Сама Турция сегодня временно вошла в зону турбулентности, которая объясняется тем, что правящая партия справедливости и развития (AK Parti) во главе с лидером, президентом Эрдоганом, после последних выборов в парламент столкнулась с необходимостью формирования коалиции в правительстве. Теперь в течение 45 дней партии необходимо найти коалиционного партнёра. Затяжной кризис власти, бесспорно, не в интересах турецкого государства, его финансово-экономической и политической стабильности. Хотя лидер правых Девлет Бахсели допустил, что его партия националистического движения может войти в правящую коалицию. В то же время не исключается вариант, что Эрдоган может выступить за проведение досрочных выборов в парламент, что устраивает и самого премьер-министра Ахмета Давутоглу, который пока формально подал в отставку.

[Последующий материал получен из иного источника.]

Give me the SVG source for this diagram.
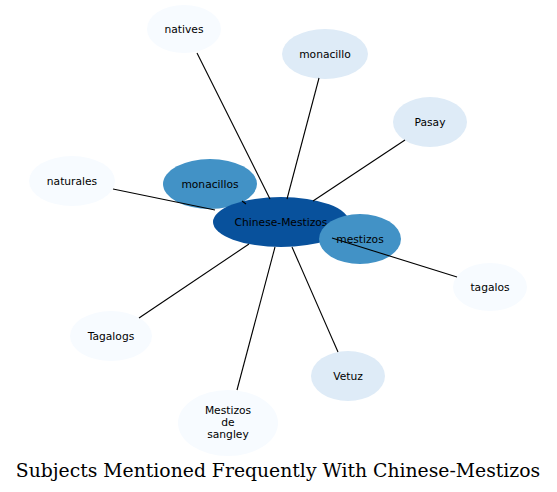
<svg xmlns="http://www.w3.org/2000/svg" width="557" height="492" viewBox="0 0 557 492">
<style>
.n text{font-family:"DejaVu Sans",sans-serif;font-size:10.7px;fill:#000;text-anchor:middle;dominant-baseline:central}
.e line{stroke:#000;stroke-width:1.1}
.title{font-family:"DejaVu Serif",serif;font-size:18.8px;text-anchor:middle}
</style>
<rect width="557" height="492" fill="#fff"/>
<g id="node-natives" class="n"><ellipse cx="184" cy="29" rx="37" ry="24" fill="#f7fbff"/><text x="184" y="29">natives</text></g>
<g id="node-monacillo" class="n"><ellipse cx="325" cy="54" rx="43" ry="25" fill="#deebf7"/><text x="325" y="54">monacillo</text></g>
<g id="node-Pasay" class="n"><ellipse cx="430" cy="122" rx="37" ry="25" fill="#deebf7"/><text x="430" y="122">Pasay</text></g>
<g id="node-naturales" class="n"><ellipse cx="72" cy="181" rx="43" ry="25" fill="#f7fbff"/><text x="72" y="181">naturales</text></g>
<g id="node-tagalos" class="n"><ellipse cx="490" cy="287" rx="37" ry="24" fill="#f7fbff"/><text x="490" y="287">tagalos</text></g>
<g id="node-Tagalogs" class="n"><ellipse cx="111" cy="336" rx="41" ry="25" fill="#f7fbff"/><text x="111" y="336">Tagalogs</text></g>
<g id="node-Vetuz" class="n"><ellipse cx="348" cy="376" rx="37" ry="25" fill="#deebf7"/><text x="348" y="376">Vetuz</text></g>
<g id="node-sangley" class="n"><ellipse cx="228" cy="423" rx="50" ry="33" fill="#f7fbff"/><text x="228" y="410.5">Mestizos</text><text x="228" y="422.5">de</text><text x="228" y="434.5">sangley</text></g>
<g id="node-monacillos" class="n"><ellipse cx="210" cy="184" rx="47" ry="25" fill="#4292c6"/><text x="210" y="184">monacillos</text></g>
<g id="node-center" class="n"><ellipse cx="281" cy="222" rx="68" ry="25" fill="#08519c"/><text x="281" y="222">Chinese-Mestizos</text></g>
<g id="node-mestizos" class="n"><ellipse cx="360" cy="239" rx="41" ry="25" fill="#4292c6"/><text x="360" y="239">mestizos</text></g>
<g id="edges" class="e">
<line x1="197" y1="53" x2="270" y2="199"/>
<line x1="319" y1="78" x2="287" y2="199"/>
<line x1="405" y1="140" x2="313" y2="201"/>
<line x1="113" y1="189" x2="215" y2="210"/>
<line x1="242" y1="201" x2="246" y2="204"/>
<line x1="457" y1="277" x2="332" y2="238"/>
<line x1="139" y1="318" x2="249" y2="244"/>
<line x1="237" y1="390" x2="275" y2="247"/>
<line x1="338" y1="352" x2="292" y2="247"/>
</g>
<text class="title" x="278" y="477">Subjects Mentioned Frequently With Chinese-Mestizos</text>
</svg>
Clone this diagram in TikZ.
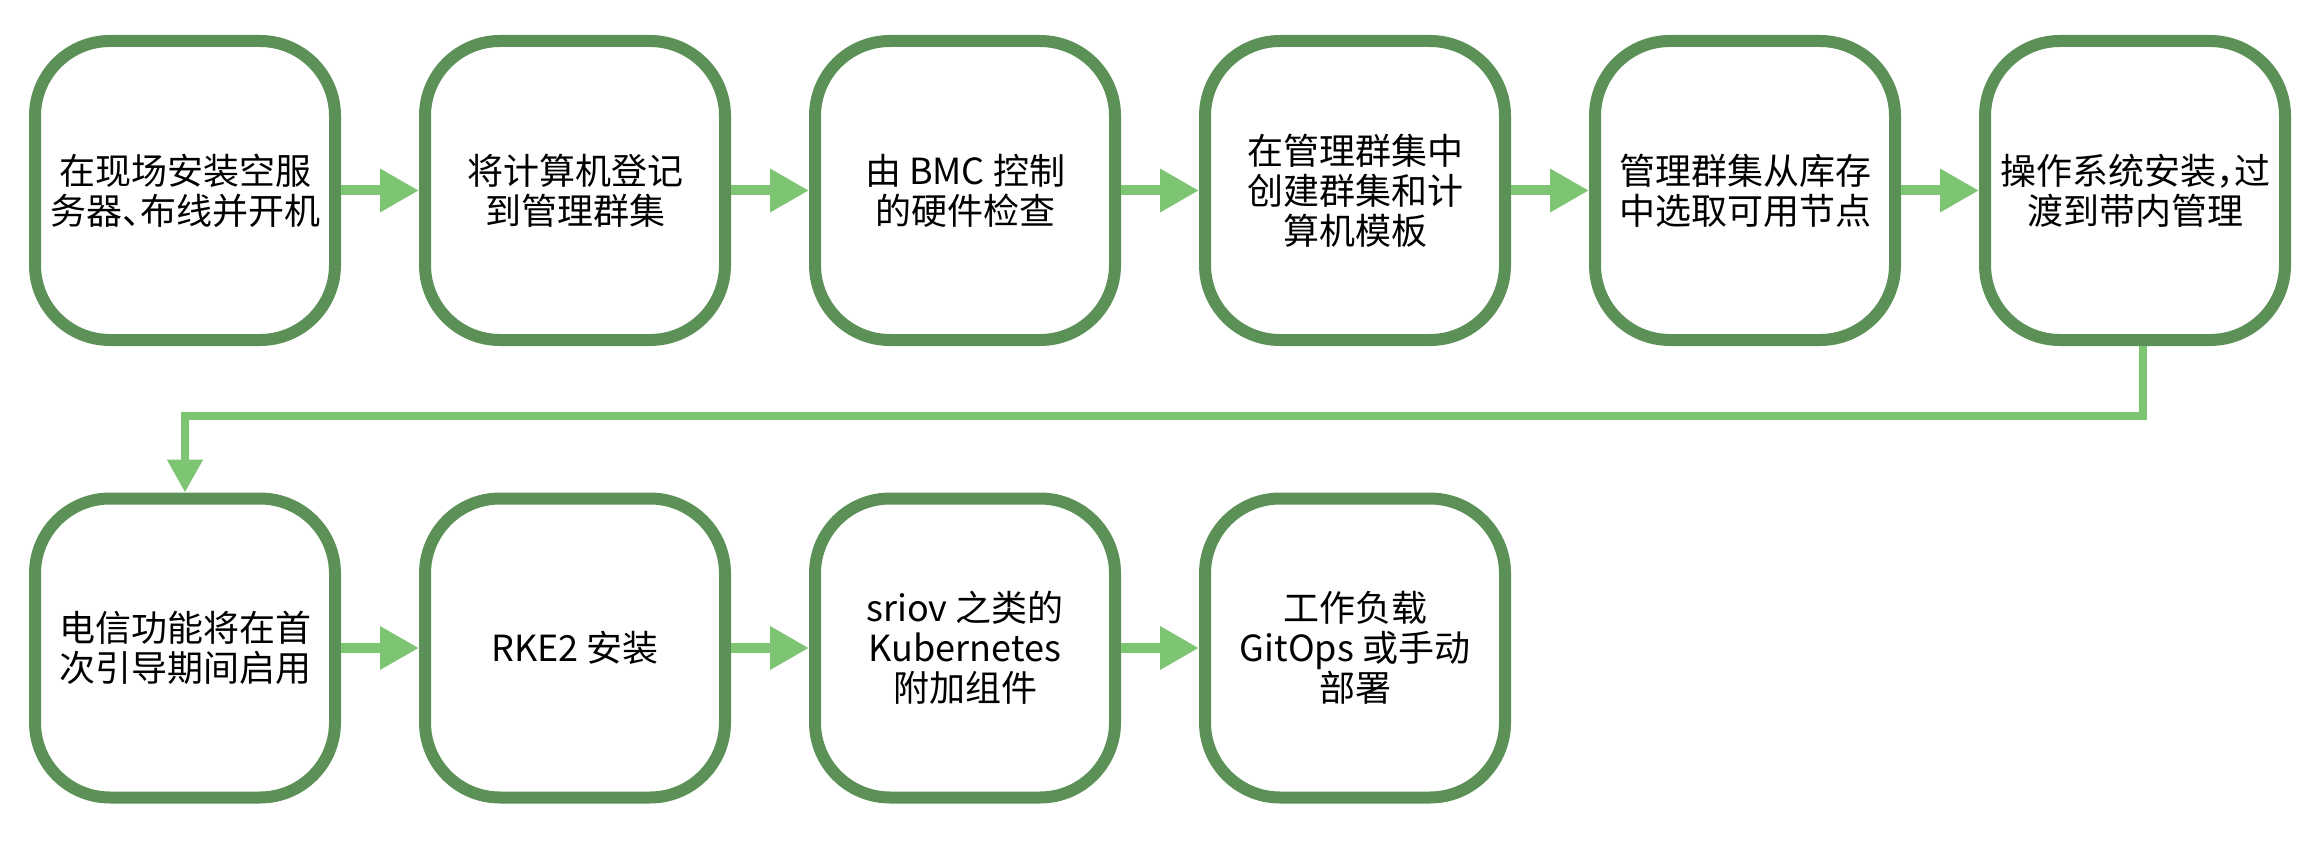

При этом возникает вопрос: победила ли сама Турция в результате этих выборов?
Одним из важнейших и, возможно, негативных итогов парламентских выборов стало то, что "Курдский джинн" был выпущен на политическую арену в качестве самостоятельной парламентской фракции, обостряя конфликтную ситуацию в стране.
Ведь прошедшие четыре года выдались крайне непростыми для Турции. Наиболее сильными факторами, негативно повлиявшими на политическую ситуацию в Турции, стали массовые "Гези-протесты" в Стамбуле в 2013 году, обвинения в коррупции высокопоставленных чиновников, включая действующего президента Эрдогана (декабрь 2013 г.), падение турецкой лиры, нестабильность в соседних Украине и Сирии, отсутствие прогресса в курдском мирном процессе.
В этих условиях возможное формирование коалиционного правительства ПСР с националистами (с курдами и либералами вряд ли получится), а также неудачи Турции на Ближнем Востоке, скорее всего, приведут к переориентации внешней политики страны и активизации тюркского геополитического проекта. А обретёт ли тюркская интеграция второе дыхание – покажет время.